Coisas do pai VIII

“O que hoje é drama, sempre amanhã, estará quieto na memória.” Caio F. Abreu

Está mentindo quem disser que é fácil aceitar o fato de ver os seus pais envelhecerem. Que é fácil vê-los falando nada com nada. Que é fácil vê-los não conseguindo se levantar.
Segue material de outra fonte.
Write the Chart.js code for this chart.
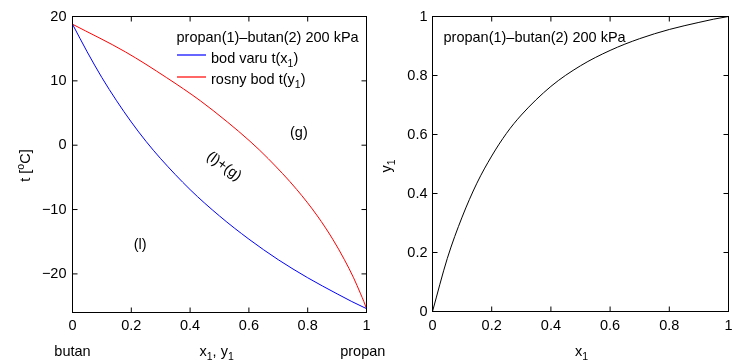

Que é fácil perder uma referência em vida. 

Mente quem diz que é fácil vê-los sem roupa na hora do banho encurvados – como se a vida que passou pedisse uma reverência – em cadeira de roda porque nem a perna e nem coluna agüentam mais o peso de tantos anos e tantas experiências. 

Mente quem diz que é fácil ficar acordada noites inteiras porque o pais estão com insônia, ou tiveram pesadelos, ou simplesmente querem jogar uma “prosa” fora. 

Mente quem diz que é fácil trocar a fralda deles quando sabemos que a vida foi uma pessoa de valores rígidos, personalidade forte e, em alguns momentos de lucidez, a gente consegue ver claramente o constrangimento nos olhos deles. 

Mente quem diz que é fácil convencê-los que aquela casa, aquele quarto é a casa e o quarto deles. Mente quem diz que é fácil repetir a cada 3 minutos que estamos em casa. Que não vamos embora para lugar nenhum. Que ali é e sempre a casa deles.

Mente quem diz que é fácil vê-los ingerindo só líquidos porque não conseguem nem levar colher à boca mais. E que é fácil engasgar mesmo com aquela sopa. 

Mente quem diz que não adianta chorar quando, às vezes, é a única coisa que nos resta. Quando as forças vão se esvaindo e nos alcança a desesperança como a de um inverno rigoroso e longo.





E fala a verdade Clarice Lispector quando diz que se aceitar, dói menos.